Exercise instructions
Output the material exactly, but drop every image it holds.

Material
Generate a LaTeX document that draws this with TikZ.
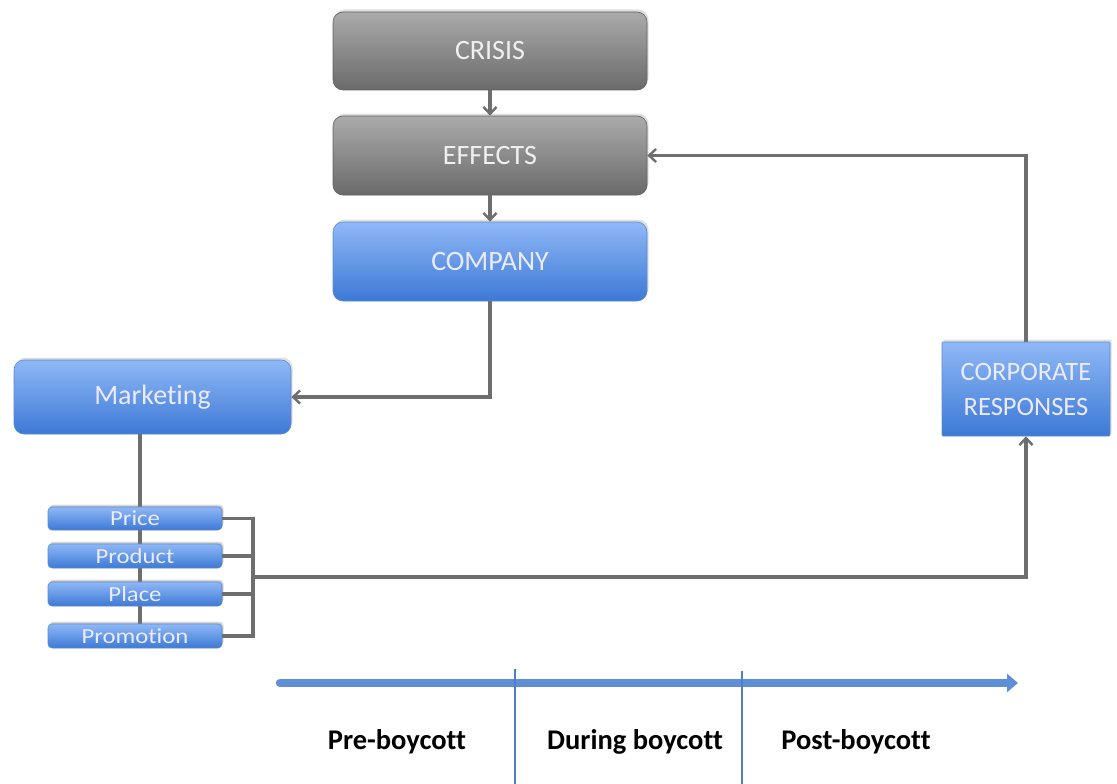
\documentclass[tikz,border=0pt]{standalone}
\usepackage{fontspec}
\setmainfont{Carlito}[Ligatures=NoCommon]
\usetikzlibrary{arrows.meta,shadows,calc}

\definecolor{greytop}{HTML}{ABABAB}
\definecolor{greybot}{HTML}{6A6A6A}
\definecolor{bluetop}{HTML}{8FB8F6}
\definecolor{bluebot}{HTML}{3D79D6}
\definecolor{blueedge}{HTML}{5A8AD0}
\definecolor{wire}{HTML}{6E6E6E}
\definecolor{axis}{HTML}{5E8FD6}
\definecolor{divider}{HTML}{4F7FC4}

\tikzset{
  box/.style={rounded corners=10pt, inner sep=0pt, align=center,
    drop shadow={shadow xshift=1.5pt, shadow yshift=2.5pt, opacity=0.25},
    font=\fontsize{28}{32}\selectfont},
  greybox/.style={box, draw=greybot!90!black, line width=0.6pt,
    top color=greytop, bottom color=greybot, text=white!94!black},
  bluebox/.style={box, draw=blueedge, line width=0.6pt,
    top color=bluetop, bottom color=bluebot, text=white!92!blue},
  mixbox/.style={bluebox, rounded corners=4pt, minimum width=174pt,
    minimum height=24pt, font=\fontsize{21.5}{22}\selectfont,
    drop shadow={shadow xshift=1pt, shadow yshift=1.5pt, opacity=0.25}},
  conn/.style={draw=wire, line width=3.4pt},
  tip/.style={-{Straight Barb[length=7pt,width=13pt,line width=2.4pt]}},
  phase/.style={font=\fontsize{28.5}{32}\selectfont\bfseries, text=black}
}

\begin{document}
\begin{tikzpicture}[x=1pt,y=-1pt]
\useasboundingbox (0,0) rectangle (1117,784);

% causal chain
\node[greybox, minimum width=314pt, minimum height=78pt] (crisis)  at (490,51)    {CRISIS};
\node[greybox, minimum width=314pt, minimum height=79pt] (effects) at (490,155.5) {EFFECTS};
\node[bluebox, minimum width=314pt, minimum height=79pt] (company) at (490,261.5) {COMPANY};

% marketing and its mix
\node[bluebox, minimum width=277pt, minimum height=74pt] (marketing) at (152.5,397) {Marketing};
\coordinate (mixline) at (140,500);
\draw[conn] (marketing.south -| mixline) -- (mixline |- 0,630);

\node[mixbox, minimum height=23pt] (price) at (135,518.5) {\scalebox{1.15}[1]{Price}};
\node[mixbox] (product)   at (135,556) {\scalebox{1.15}[1]{Product}};
\node[mixbox] (place)     at (135,594) {\scalebox{1.15}[1]{Place}};
\node[mixbox] (promotion) at (135,636) {\scalebox{1.15}[1]{Promotion}};

\node[bluebox, rounded corners=1pt, minimum width=168pt, minimum height=94pt,
      font=\fontsize{26.5}{35}\selectfont] (corporate) at (1026,389)
      {CORPORATE\\RESPONSES};

% connectors
\draw[conn, tip] (crisis) -- (effects);
\draw[conn, tip] (effects) -- (company);
\draw[conn, tip] (company.south) |- (marketing.east);

\coordinate (bus) at (253,577);
\draw[conn] (price.east) -| (bus) |- (promotion.east);
\draw[conn] (product.east) -- (product.east -| bus);
\draw[conn] (place.east) -- (place.east -| bus);
\draw[conn, tip] (bus) -| (corporate.south);
\draw[conn, tip] (corporate.north) |- (effects.east);

% timeline
\coordinate (tstart) at (280,683);
\coordinate (tend)   at (1018,683);
\draw[axis, line width=8.5pt, line cap=round,
      -{Triangle[length=11pt,width=18pt]}] (tstart) -- (tend);
\coordinate (d1top) at (515,669);
\coordinate (d1bot) at (515,784);
\coordinate (d2top) at (742,671);
\coordinate (d2bot) at (742,784);
\draw[divider, line width=2.2pt] (d1top) -- (d1bot);
\draw[divider, line width=2.2pt] (d2top) -- (d2bot);

\node[phase] (pre)    at (397,742) {Pre-boycott};
\node[phase] (during) at (635,742) {During boycott};
\node[phase] (post)   at (856,742) {Post-boycott};
\end{tikzpicture}
\end{document}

Result of the task
Generate a LaTeX document that draws this with TikZ.
\documentclass[tikz,border=0pt]{standalone}
\usepackage{fontspec}
\setmainfont{Carlito}[Ligatures=NoCommon]
\usetikzlibrary{arrows.meta,shadows,calc}

\definecolor{greytop}{HTML}{ABABAB}
\definecolor{greybot}{HTML}{6A6A6A}
\definecolor{bluetop}{HTML}{8FB8F6}
\definecolor{bluebot}{HTML}{3D79D6}
\definecolor{blueedge}{HTML}{5A8AD0}
\definecolor{wire}{HTML}{6E6E6E}
\definecolor{axis}{HTML}{5E8FD6}
\definecolor{divider}{HTML}{4F7FC4}

\tikzset{
  box/.style={rounded corners=10pt, inner sep=0pt, align=center,
    drop shadow={shadow xshift=1.5pt, shadow yshift=2.5pt, opacity=0.25},
    font=\fontsize{28}{32}\selectfont},
  greybox/.style={box, draw=greybot!90!black, line width=0.6pt,
    top color=greytop, bottom color=greybot, text=white!94!black},
  bluebox/.style={box, draw=blueedge, line width=0.6pt,
    top color=bluetop, bottom color=bluebot, text=white!92!blue},
  mixbox/.style={bluebox, rounded corners=4pt, minimum width=174pt,
    minimum height=24pt, font=\fontsize{21.5}{22}\selectfont,
    drop shadow={shadow xshift=1pt, shadow yshift=1.5pt, opacity=0.25}},
  conn/.style={draw=wire, line width=3.4pt},
  tip/.style={-{Straight Barb[length=7pt,width=13pt,line width=2.4pt]}},
  phase/.style={font=\fontsize{28.5}{32}\selectfont\bfseries, text=black}
}

\begin{document}
\begin{tikzpicture}[x=1pt,y=-1pt]
\useasboundingbox (0,0) rectangle (1117,784);

% causal chain
\node[greybox, minimum width=314pt, minimum height=78pt] (crisis)  at (490,51)    {CRISIS};
\node[greybox, minimum width=314pt, minimum height=79pt] (effects) at (490,155.5) {EFFECTS};
\node[bluebox, minimum width=314pt, minimum height=79pt] (company) at (490,261.5) {COMPANY};

% marketing and its mix
\node[bluebox, minimum width=277pt, minimum height=74pt] (marketing) at (152.5,397) {Marketing};
\coordinate (mixline) at (140,500);
\draw[conn] (marketing.south -| mixline) -- (mixline |- 0,630);

\node[mixbox, minimum height=23pt] (price) at (135,518.5) {\scalebox{1.15}[1]{Price}};
\node[mixbox] (product)   at (135,556) {\scalebox{1.15}[1]{Product}};
\node[mixbox] (place)     at (135,594) {\scalebox{1.15}[1]{Place}};
\node[mixbox] (promotion) at (135,636) {\scalebox{1.15}[1]{Promotion}};

\node[bluebox, rounded corners=1pt, minimum width=168pt, minimum height=94pt,
      font=\fontsize{26.5}{35}\selectfont] (corporate) at (1026,389)
      {CORPORATE\\RESPONSES};

% connectors
\draw[conn, tip] (crisis) -- (effects);
\draw[conn, tip] (effects) -- (company);
\draw[conn, tip] (company.south) |- (marketing.east);

\coordinate (bus) at (253,577);
\draw[conn] (price.east) -| (bus) |- (promotion.east);
\draw[conn] (product.east) -- (product.east -| bus);
\draw[conn] (place.east) -- (place.east -| bus);
\draw[conn, tip] (bus) -| (corporate.south);
\draw[conn, tip] (corporate.north) |- (effects.east);

% timeline
\coordinate (tstart) at (280,683);
\coordinate (tend)   at (1018,683);
\draw[axis, line width=8.5pt, line cap=round,
      -{Triangle[length=11pt,width=18pt]}] (tstart) -- (tend);
\coordinate (d1top) at (515,669);
\coordinate (d1bot) at (515,784);
\coordinate (d2top) at (742,671);
\coordinate (d2bot) at (742,784);
\draw[divider, line width=2.2pt] (d1top) -- (d1bot);
\draw[divider, line width=2.2pt] (d2top) -- (d2bot);

\node[phase] (pre)    at (397,742) {Pre-boycott};
\node[phase] (during) at (635,742) {During boycott};
\node[phase] (post)   at (856,742) {Post-boycott};
\end{tikzpicture}
\end{document}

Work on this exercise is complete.